Recorded data:
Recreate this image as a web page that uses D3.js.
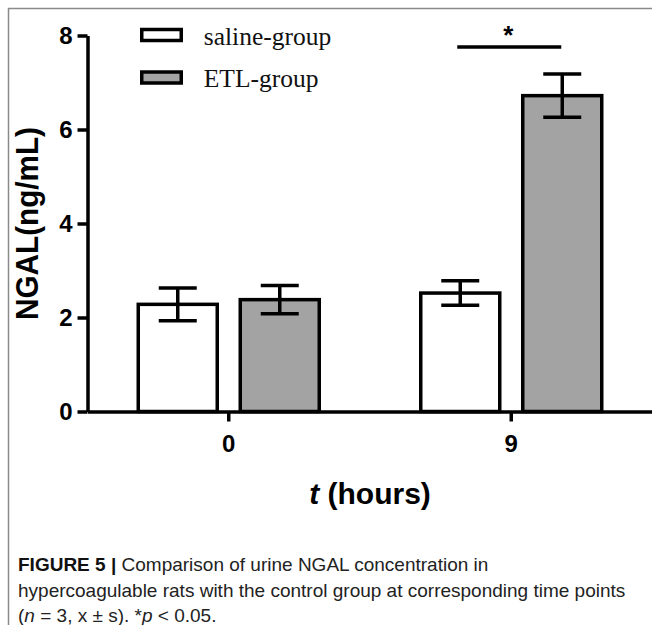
<!DOCTYPE html>
<html>
<head>
<meta charset="utf-8">
<script src="https://cdn.jsdelivr.net/npm/d3@7"></script>
<style>
  body { margin: 0; background: #fff; }
  svg { display: block; }
</style>
</head>
<body>
<div id="chart"></div>
<script>
// data
var groups = ["0", "9"];
var seriesNames = ["saline-group", "ETL-group"];
var salineMean = [2.28, 2.52];
var salineSD = [0.35, 0.26];
var etlMean = [2.38, 6.72];
var etlSD = [0.30, 0.46];
var yTicks = [0, 2, 4, 6, 8];
var sigPair = ["9"]; // * p < 0.05 at 9 h
var captionLines = [
  ["FIGURE 5 |", " Comparison of urine NGAL concentration in"],
  ["", "hypercoagulable rats with the control group at corresponding time points"]
];

var width = 652, height = 625;
var fills = ["#ffffff", "#a3a3a3"];

// table of bars built from the arrays above
var bars = [];
groups.forEach(function(g, i){
  bars.push({group: g, series: seriesNames[0], mean: salineMean[i], sd: salineSD[i]});
  bars.push({group: g, series: seriesNames[1], mean: etlMean[i], sd: etlSD[i]});
});

var svg = d3.select("#chart")
  .append("svg")
    .attr("width", width)
    .attr("height", height);

// frame lines (figure panel border)
svg.append("path")
  .attr("d", "M8.5," + height + "V8.5H" + width)
  .attr("fill", "none")
  .attr("stroke", "#8a8a8a")
  .attr("stroke-width", 1.5);

var x = d3.scaleBand()
  .domain(groups)
  .range([87.5, 652.5])
  .padding(0);

var xs = d3.scalePoint()
  .domain(seriesNames)
  .range([-51, 51]);

var barW = 79;

var y = d3.scaleLinear()
  .domain([0, 8])
  .range([411.5, 35.5]);

var color = d3.scaleOrdinal().domain(seriesNames).range(fills);

var g = svg.append("g");

// bars
g.selectAll("rect.bar")
  .data(bars)
  .enter()
  .append("rect")
    .attr("class", "bar")
    .attr("x", function(d){ return x(d.group) + x.bandwidth()/2 + xs(d.series) - barW/2; })
    .attr("y", function(d){ return y(d.mean); })
    .attr("width", barW)
    .attr("height", function(d){ return y(0) - y(d.mean); })
    .attr("fill", function(d){ return color(d.series); })
    .attr("stroke", "#000")
    .attr("stroke-width", 3.5);

// error bars
var capW = 38;
var eb = g.selectAll("g.err")
  .data(bars)
  .enter()
  .append("g")
    .attr("class", "err")
    .attr("transform", function(d){ return "translate(" + (x(d.group) + x.bandwidth()/2 + xs(d.series)) + ",0)"; });
eb.append("line")
  .attr("x1", 0).attr("x2", 0)
  .attr("y1", function(d){ return y(d.mean + d.sd); })
  .attr("y2", function(d){ return y(d.mean - d.sd); });
eb.append("line")
  .attr("x1", -capW/2).attr("x2", capW/2)
  .attr("y1", function(d){ return y(d.mean + d.sd); })
  .attr("y2", function(d){ return y(d.mean + d.sd); });
eb.append("line")
  .attr("x1", -capW/2).attr("x2", capW/2)
  .attr("y1", function(d){ return y(d.mean - d.sd); })
  .attr("y2", function(d){ return y(d.mean - d.sd); });
eb.selectAll("line").attr("stroke", "#000").attr("stroke-width", 3.5);

// Y axis
var yAxis = svg.append("g")
  .attr("transform", "translate(87.5,0)")
  .call(d3.axisLeft(y).tickValues(yTicks).tickSize(10).tickSizeOuter(0).tickPadding(5));

// X axis
var xAxis = svg.append("g")
  .attr("transform", "translate(0," + y(0) + ")")
  .call(d3.axisBottom(x).tickSize(10).tickSizeOuter(0).tickPadding(13));

[yAxis, xAxis].forEach(function(ax){
  ax.select(".domain").attr("stroke", "#000").attr("stroke-width", 3.5);
  ax.selectAll(".tick line").attr("stroke", "#000").attr("stroke-width", 3.5);
  ax.selectAll(".tick text")
    .attr("fill", "#000")
    .style("font-family", "'Liberation Sans', Arial, sans-serif")
    .style("font-weight", "bold")
    .style("font-size", "24px");
});

// Y axis label
svg.append("text")
  .attr("transform", "translate(38,223.5) rotate(-90)")
  .attr("text-anchor", "middle")
  .attr("textLength", 193)
  .attr("lengthAdjust", "spacingAndGlyphs")
  .style("font-family", "'Liberation Sans', Arial, sans-serif")
  .style("font-weight", "bold")
  .style("font-size", "31px")
  .text("NGAL(ng/mL)");

// X axis title
var xt = svg.append("text")
  .attr("x", 370)
  .attr("y", 504)
  .attr("text-anchor", "middle")
  .style("font-family", "'Liberation Sans', Arial, sans-serif")
  .style("font-weight", "bold")
  .style("font-size", "30px");
xt.append("tspan").style("font-style", "italic").text("t");
xt.append("tspan").text(" (hours)");

// significance marker
var sigX = x(sigPair[0]) + x.bandwidth()/2;
svg.append("line")
  .attr("x1", sigX - 54).attr("x2", sigX + 50)
  .attr("y1", 47).attr("y2", 47)
  .attr("stroke", "#000")
  .attr("stroke-width", 3.5);
svg.append("text")
  .attr("x", sigX - 3)
  .attr("y", 44)
  .attr("text-anchor", "middle")
  .style("font-family", "'Liberation Sans', Arial, sans-serif")
  .style("font-weight", "bold")
  .style("font-size", "26px")
  .text("*");

// legend
var legend = svg.selectAll("g.legend")
  .data(seriesNames)
  .enter()
  .append("g")
    .attr("class", "legend")
    .attr("transform", function(d, i){ return "translate(141.75," + (29.5 + i*42.5) + ")"; });
legend.append("rect")
  .attr("width", 39.5)
  .attr("height", 11)
  .attr("fill", function(d){ return color(d); })
  .attr("stroke", "#000")
  .attr("stroke-width", 3.5);
legend.append("text")
  .attr("x", 62)
  .attr("y", 15)
  .style("font-family", "'Liberation Serif', 'Times New Roman', serif")
  .style("font-size", "25.5px")
  .attr("fill", "#111")
  .text(function(d){ return d; });

// caption
var cap = svg.append("g")
  .style("font-family", "'Liberation Sans', Arial, sans-serif")
  .style("font-size", "19px")
  .attr("fill", "#222");
captionLines.forEach(function(line, i){
  var t = cap.append("text").attr("x", 18).attr("y", 571 + i*26);
  if (line[0]) t.append("tspan").style("font-weight", "bold").attr("fill", "#111").text(line[0]);
  t.append("tspan").text(line[1]);
});
var l3 = cap.append("text").attr("x", 18).attr("y", 622);
l3.append("tspan").text("(");
l3.append("tspan").style("font-style", "italic").text("n");
l3.append("tspan").text(" = 3, x \u00b1 s). *");
l3.append("tspan").style("font-style", "italic").text("p");
l3.append("tspan").text(" < 0.05.");
</script>
</body>
</html>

What the exercise asks: All of the lines above should be retyped precisely, apart from the pictures.

Result:
Recreate this image as a web page that uses D3.js.
<!DOCTYPE html>
<html>
<head>
<meta charset="utf-8">
<script src="https://cdn.jsdelivr.net/npm/d3@7"></script>
<style>
  body { margin: 0; background: #fff; }
  svg { display: block; }
</style>
</head>
<body>
<div id="chart"></div>
<script>
// data
var groups = ["0", "9"];
var seriesNames = ["saline-group", "ETL-group"];
var salineMean = [2.28, 2.52];
var salineSD = [0.35, 0.26];
var etlMean = [2.38, 6.72];
var etlSD = [0.30, 0.46];
var yTicks = [0, 2, 4, 6, 8];
var sigPair = ["9"]; // * p < 0.05 at 9 h
var captionLines = [
  ["FIGURE 5 |", " Comparison of urine NGAL concentration in"],
  ["", "hypercoagulable rats with the control group at corresponding time points"]
];

var width = 652, height = 625;
var fills = ["#ffffff", "#a3a3a3"];

// table of bars built from the arrays above
var bars = [];
groups.forEach(function(g, i){
  bars.push({group: g, series: seriesNames[0], mean: salineMean[i], sd: salineSD[i]});
  bars.push({group: g, series: seriesNames[1], mean: etlMean[i], sd: etlSD[i]});
});

var svg = d3.select("#chart")
  .append("svg")
    .attr("width", width)
    .attr("height", height);

// frame lines (figure panel border)
svg.append("path")
  .attr("d", "M8.5," + height + "V8.5H" + width)
  .attr("fill", "none")
  .attr("stroke", "#8a8a8a")
  .attr("stroke-width", 1.5);

var x = d3.scaleBand()
  .domain(groups)
  .range([87.5, 652.5])
  .padding(0);

var xs = d3.scalePoint()
  .domain(seriesNames)
  .range([-51, 51]);

var barW = 79;

var y = d3.scaleLinear()
  .domain([0, 8])
  .range([411.5, 35.5]);

var color = d3.scaleOrdinal().domain(seriesNames).range(fills);

var g = svg.append("g");

// bars
g.selectAll("rect.bar")
  .data(bars)
  .enter()
  .append("rect")
    .attr("class", "bar")
    .attr("x", function(d){ return x(d.group) + x.bandwidth()/2 + xs(d.series) - barW/2; })
    .attr("y", function(d){ return y(d.mean); })
    .attr("width", barW)
    .attr("height", function(d){ return y(0) - y(d.mean); })
    .attr("fill", function(d){ return color(d.series); })
    .attr("stroke", "#000")
    .attr("stroke-width", 3.5);

// error bars
var capW = 38;
var eb = g.selectAll("g.err")
  .data(bars)
  .enter()
  .append("g")
    .attr("class", "err")
    .attr("transform", function(d){ return "translate(" + (x(d.group) + x.bandwidth()/2 + xs(d.series)) + ",0)"; });
eb.append("line")
  .attr("x1", 0).attr("x2", 0)
  .attr("y1", function(d){ return y(d.mean + d.sd); })
  .attr("y2", function(d){ return y(d.mean - d.sd); });
eb.append("line")
  .attr("x1", -capW/2).attr("x2", capW/2)
  .attr("y1", function(d){ return y(d.mean + d.sd); })
  .attr("y2", function(d){ return y(d.mean + d.sd); });
eb.append("line")
  .attr("x1", -capW/2).attr("x2", capW/2)
  .attr("y1", function(d){ return y(d.mean - d.sd); })
  .attr("y2", function(d){ return y(d.mean - d.sd); });
eb.selectAll("line").attr("stroke", "#000").attr("stroke-width", 3.5);

// Y axis
var yAxis = svg.append("g")
  .attr("transform", "translate(87.5,0)")
  .call(d3.axisLeft(y).tickValues(yTicks).tickSize(10).tickSizeOuter(0).tickPadding(5));

// X axis
var xAxis = svg.append("g")
  .attr("transform", "translate(0," + y(0) + ")")
  .call(d3.axisBottom(x).tickSize(10).tickSizeOuter(0).tickPadding(13));

[yAxis, xAxis].forEach(function(ax){
  ax.select(".domain").attr("stroke", "#000").attr("stroke-width", 3.5);
  ax.selectAll(".tick line").attr("stroke", "#000").attr("stroke-width", 3.5);
  ax.selectAll(".tick text")
    .attr("fill", "#000")
    .style("font-family", "'Liberation Sans', Arial, sans-serif")
    .style("font-weight", "bold")
    .style("font-size", "24px");
});

// Y axis label
svg.append("text")
  .attr("transform", "translate(38,223.5) rotate(-90)")
  .attr("text-anchor", "middle")
  .attr("textLength", 193)
  .attr("lengthAdjust", "spacingAndGlyphs")
  .style("font-family", "'Liberation Sans', Arial, sans-serif")
  .style("font-weight", "bold")
  .style("font-size", "31px")
  .text("NGAL(ng/mL)");

// X axis title
var xt = svg.append("text")
  .attr("x", 370)
  .attr("y", 504)
  .attr("text-anchor", "middle")
  .style("font-family", "'Liberation Sans', Arial, sans-serif")
  .style("font-weight", "bold")
  .style("font-size", "30px");
xt.append("tspan").style("font-style", "italic").text("t");
xt.append("tspan").text(" (hours)");

// significance marker
var sigX = x(sigPair[0]) + x.bandwidth()/2;
svg.append("line")
  .attr("x1", sigX - 54).attr("x2", sigX + 50)
  .attr("y1", 47).attr("y2", 47)
  .attr("stroke", "#000")
  .attr("stroke-width", 3.5);
svg.append("text")
  .attr("x", sigX - 3)
  .attr("y", 44)
  .attr("text-anchor", "middle")
  .style("font-family", "'Liberation Sans', Arial, sans-serif")
  .style("font-weight", "bold")
  .style("font-size", "26px")
  .text("*");

// legend
var legend = svg.selectAll("g.legend")
  .data(seriesNames)
  .enter()
  .append("g")
    .attr("class", "legend")
    .attr("transform", function(d, i){ return "translate(141.75," + (29.5 + i*42.5) + ")"; });
legend.append("rect")
  .attr("width", 39.5)
  .attr("height", 11)
  .attr("fill", function(d){ return color(d); })
  .attr("stroke", "#000")
  .attr("stroke-width", 3.5);
legend.append("text")
  .attr("x", 62)
  .attr("y", 15)
  .style("font-family", "'Liberation Serif', 'Times New Roman', serif")
  .style("font-size", "25.5px")
  .attr("fill", "#111")
  .text(function(d){ return d; });

// caption
var cap = svg.append("g")
  .style("font-family", "'Liberation Sans', Arial, sans-serif")
  .style("font-size", "19px")
  .attr("fill", "#222");
captionLines.forEach(function(line, i){
  var t = cap.append("text").attr("x", 18).attr("y", 571 + i*26);
  if (line[0]) t.append("tspan").style("font-weight", "bold").attr("fill", "#111").text(line[0]);
  t.append("tspan").text(line[1]);
});
var l3 = cap.append("text").attr("x", 18).attr("y", 622);
l3.append("tspan").text("(");
l3.append("tspan").style("font-style", "italic").text("n");
l3.append("tspan").text(" = 3, x \u00b1 s). *");
l3.append("tspan").style("font-style", "italic").text("p");
l3.append("tspan").text(" < 0.05.");
</script>
</body>
</html>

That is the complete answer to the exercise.